MELBOURNE : World Cup winner and Tonga coach Toutai Kefu said he and his family were grateful to be alive after they returned home from hospital on Friday following treatment for serious injuries sustained in an attack by intruders.
The 47-year-old, who played 60 tests for the Wallabies around the turn of the century, wiped away tears as he revealed details of the home invasion by knife-wielding teenagers in the early hours of Monday morning.
"I’m just grateful that we all got out, we’re alive. Might be a little bit of damage moving forward but we’re still breathing,” Kefu, wearing a large patch on his right forearm, told reporters outside his home in Brisbane.

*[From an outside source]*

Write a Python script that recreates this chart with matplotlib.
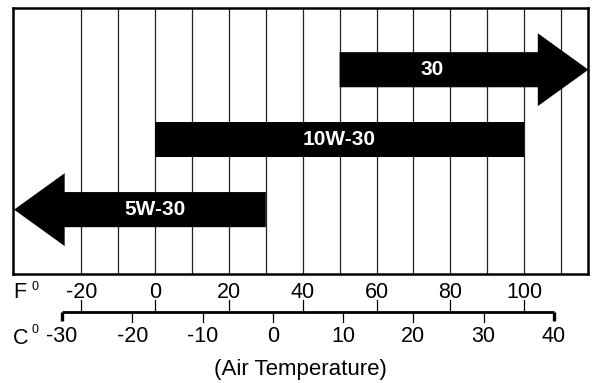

Police have charged four teenage boys with attempted murder and other offences, alleging they carried out the attack with an axe, a knife and a machete.
Kefu said he had lost a lot of blood with his liver "nicked" in the stabbing, while his wife remained in hospital after having surgery on a deep cut to her arm.
"I don’t think she will get 100per cent use of her arm .... at one stage I think the doctor said to her if the blade was sharper it could have cut her whole arm off.
"The bone stopped the blade."
Kefu said his wife was first to discover the intruders when she heard noises and went to investigate. He jumped out of bed after hearing her scream and ran into a confrontation with the attackers.
He praised his 21-year-old son Josh, who sustained wounds to his arm and his back, for his bravery during the attack. His 18-year-old daughter also suffered cuts to her hand and arm.
"He absolutely went into beast mode,” Kefu said.
"I had the two intruders on me and he just jumped in with no fear and he copped a couple of hacks to his back, but it certainly could have been a different outcome if he didn’t turn up."
Kefu also praised a neighbour as an "absolute hero" for helping to pin down one of the attackers until police arrived.
News of the attack stunned Australian and Tongan rugby, and Kefu said he was overwhelmed by the "outpouring of love" towards his family.
"You know at times, there's outbursts of crying," he said of the mental toll.
"I think the first step for us is just getting back to the house and then we take it day-by-day.
"The kids seem to be OK, but they still need to be monitored probably moving forward.
"It's a traumatic event so it's going to be a slow process."